The United States Holocaust Museum has added its voice to the growing condemnations of Saturday’s deadly protest in Charlottesville, Virginia, asserting that “Neo-Nazism in any form is antithetical to American values and has no place in American society.”
“Holocaust history teaches that the targeting of Jews was central to Nazi racist ideology and that it began with hateful rhetoric,” the museum’s statement continued. “By the end of World War II, the Germans and their collaborators had murdered six millions Jews and millions of other innocent civilians, many of whom were also targeted for racial reasons.”

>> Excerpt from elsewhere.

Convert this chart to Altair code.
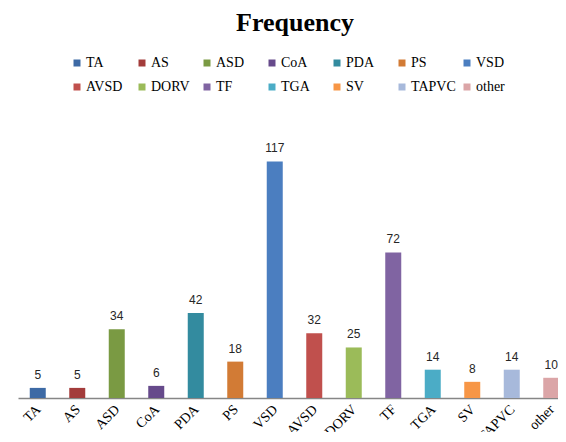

The Washington, D.C.-based memorial museum went on to express hope that their efforts will encourage both leaders and citizens “worldwide to confront hate, prevent genocide, and promote human dignity.”
The museum’s reproof came one day after white supremacists held a “Unite The Right” rally in Charlottesville.
An Ohio man who’s suspected of driving his car into a crowd of people protesting the event ― an act that killed a 32-year-old woman and injured more than a dozen people ― had earlier in the day been photographed standing with a white supremacist group and holding one of their emblems.
That man, identified by police as 20-year-old James Alex Fields Jr., was recalled by one of his former high school teachers as infatuated with Nazis and Adolf Hitler.
President Donald Trump personally addressed the day’s violence but refused to criticize the white supremacist groups. Instead, he blamed the “hatred, bigotry and violence” that he said was seen on “many sides” and urged everyone to come together.
Neo-Nazi website Daily Stormer later praised Trump’s response, declaring: “He loves us all.”